Studierende müssen Social-Media-Konten offenlegen
Wer ein Studierendenvisum für die USA beantragen möchte, wird neuerdings vom US-Außenministerium dazu angewiesen, die eigenen Social-Media-Konten von „privat“ auf „öffentlich“ zu stellen, um die Überprüfung zu erleichtern, wie es heißt.
„Social Screening“ nennt sich diese Praktik, bei der die gesamte Onlinepräsenz einer Person auf unerwünschte Äußerungen gescannt wird. „Innerhalb weniger Minuten sieht man, ob sich jemand kritisch zu Trump äußert oder nicht“, sagt Possard. „Unter fadenscheinigen Argumenten ist man dann plötzlich eine unliebsame Person.“
Repressionen gefährden Image von US-Eliteunis
Als Possard im Vorjahr das erste Mal an der Uni Harvard forschte, war Donald Trump noch nicht als US-Präsident wiedergewählt. Den Unicampus erlebte der Rechtsphilosoph als internationalen Schmelztiegel an Ideen und Perspektiven: „Harvard war eine Universität wie aus dem Bilderbuch“, sagt er.
„Als ich ankam, waren da Flaggen von allen Staaten der Welt, aus denen Menschen damals in Harvard zu studieren begonnen haben. Dieses Feeling werde ich nie vergessen.“ Doch seit jenem Tag, an dem Donald Trump ins Weiße Haus einzog, ist die US-Forschungslandschaft nicht mehr dieselbe: Kürzungen in Millionenhöhe zogen zuletzt Kündigungen und Projektstopps nach sich; Universitäten und andere Forschungseinrichtungen stehen seit Monaten unter Druck.

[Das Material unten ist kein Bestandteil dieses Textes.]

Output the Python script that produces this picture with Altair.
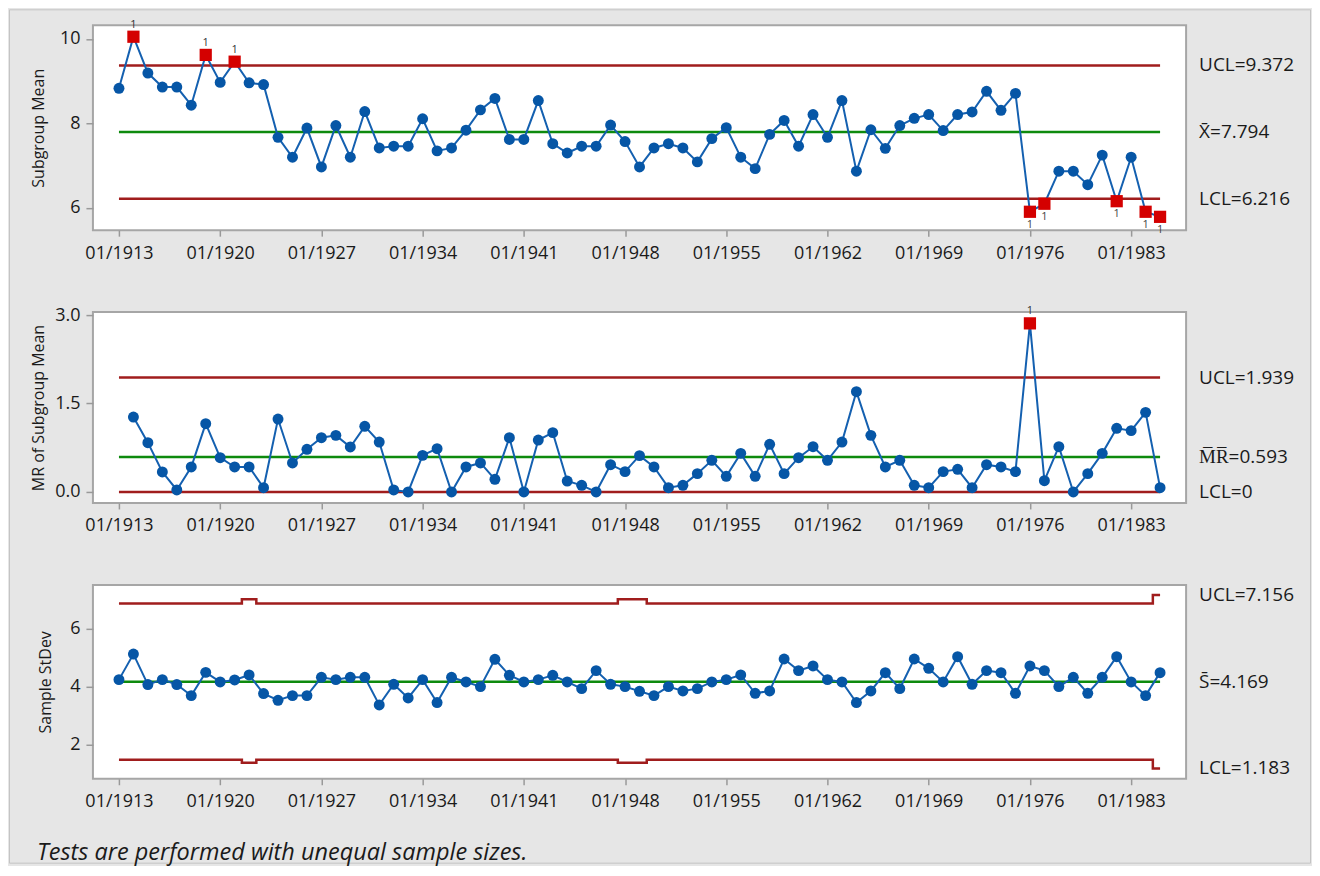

Ein Jahr nach seinem ersten Forschungsaufenthalt in Cambridge hat die Eliteuniversität Harvard für Possard – vorerst – an Reiz verloren. Abgesehen von etwaigen Problemen bei der Einreise schrecke ihn ab, dass man „nicht weiß, ob die Wissenschaftsfreiheit morgen oder übermorgen noch garantiert ist“. Auch deshalb nehme er von einer neuerlichen Gastforschung Abstand: „Als Wissenschaftler stehe ich zu meinen eigenen Prinzipien. Ich werde unter Umständen, wie sie aktuell unter Trump herrschen, nicht in Harvard forschen.“ Das Image der USA als Ort der unbegrenzten wissenschaftlichen Möglichkeiten hat längt zu bröckeln begonnen.